Reese Witherspoon’s Hello Sunshine led Book Club has a remarkably solid track record of inclusivity, picking a diverse lineup of books to feature since its inception in 2017. However, based on the books that Hello Sunshine as a production company has adapted, including Tembi Locke’s From Scratch on Netflix, it appears as though the brand’s focus is bringing adult contemporary stories to the big and small screen. So if you were holding your breath for Hello Sunshine to adapt its YA fantasy Book Club pick, Within These Wicked Walls by Lauren Blackwood, it’s not looking good. Even when Hello Sunshine doesn’t pick up adaptation rights, it still puts books in the spotlight that otherwise may not have gotten that mainstream bump. Generally speaking though, where does mainstream support bring us today?
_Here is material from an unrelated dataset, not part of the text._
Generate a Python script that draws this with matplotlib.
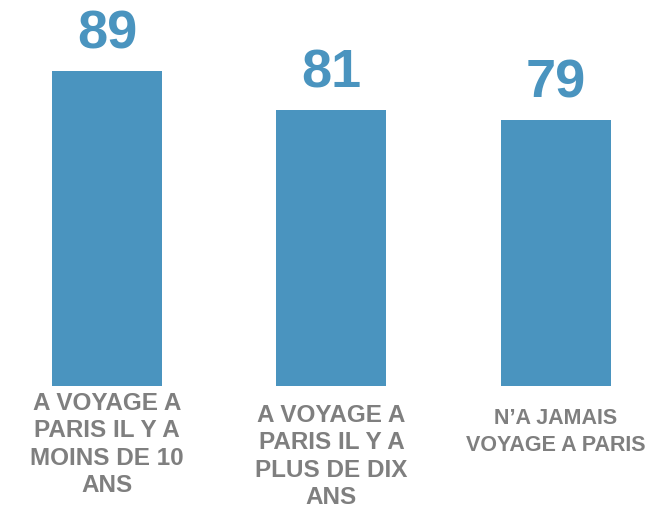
import matplotlib.pyplot as plt

categories = [
    "A VOYAGE A\nPARIS IL Y A\nMOINS DE 10\nANS",
    "A VOYAGE A\nPARIS IL Y A\nPLUS DE DIX\nANS",
    "N\u2019A JAMAIS\nVOYAGE A PARIS",
]
values = [89, 81, 79]

# vertical offset (pixels below the bar base) and size of each category label
label_drop = [6, 18, 22]
label_size = [17.5, 17.5, 15.5]
label_spacing = [1.24, 1.24, 1.4]

bar_color = "#4A94BF"
text_color = "#7F7F7F"

plt.rcParams["font.family"] = ["Liberation Sans", "DejaVu Sans"]

fig = plt.figure(figsize=(6.72, 5.08), dpi=100)
ax = fig.add_axes([0, 0.240, 1, 0.760])

x = range(len(values))
bars = ax.bar(x, values, width=0.49, color=bar_color)

ax.set_xlim(-0.4766, 2.517)
ax.set_ylim(24.4, 103.6)
ax.axis("off")

for rect, v in zip(bars, values):
    ax.annotate(str(v), (rect.get_x() + rect.get_width() / 2, v),
                xytext=(0, 8.5), textcoords="offset points",
                ha="center", va="bottom", fontsize=39,
                fontweight="bold", color=bar_color)

for i, cat in enumerate(categories):
    ax.annotate(cat, (i, 24.4), xytext=(0, -label_drop[i] * 0.72),
                textcoords="offset points", ha="center", va="top",
                fontsize=label_size[i], fontweight="bold", color=text_color,
                linespacing=label_spacing[i], annotation_clip=False)

fig.savefig("out.png", dpi=100)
The same book-to-screen adaptation that showed any signs of moving forward and making a huge splash prior to 2020 is the same project that shows any signs of being made today. The movie adaptation of Children of Blood and Bone by Tomi Adeyemi has been in development since before the first book in the series was released in 2018. The creative team behind the adaptation has changed hands, causing a delay in production. However, it was recently announced that Gina Prince-Bythewood, fresh off the heels of the success of The Woman King and The Old Guard, is set to direct the film. Prince-Bythewood’s first Black book-to-screen adaptation dates back to Terry McMillan’s Disappearing Acts in 2000. As an industry veteran, it’s about time Hollywood gave her a chance directing Black speculative work. In fact, it’s long overdue. Especially in a town where a white man (Colin Trevorrow), can make one singular contemporary indie film (Safety Not Guaranteed) and then be handed the keys on a silver platter to direct a film with a $100+ million budget (Jurassic World: Fallen Kingdom).
CNBC reported that in July 2023, six Diversity, Equity and Inclusion Executives in Hollywood left their roles at various companies including Netflix, Disney, and BBC. No one would probably notice if one executive from one company left. But six heads in the same role leaving various companies around the same time? Hollywood, are you okay? You’re not. We know you’re not. So it’s time to take accountability for your part in performative allyship. It’s time to make a change. Do you or do you not want to be responsible for the next golden age of movies and television?
It starts from within. Without a clear vision to execute supporting DEI initiatives, Hollywood seems to have given up on whatever small effort it made to show that it cares about Black storytelling. But enough is enough. The reckoning is here. Black Hollywood is talking (see: Gabrielle Union and Taraji P. Henson). There are countless issues that Black authors, filmmakers, and actors are facing. So let’s add to the conversation and shout until they can’t ignore us. Our stories matter and we are telling them across every single genre. It’s time Hollywood reflected that.
Octavia Butler wrote in Parable of the Sower, “All that you touch You Change. All that you Change Changes you. The only lasting truth Is Change.” Hollywood, are you ready to step up and be the change?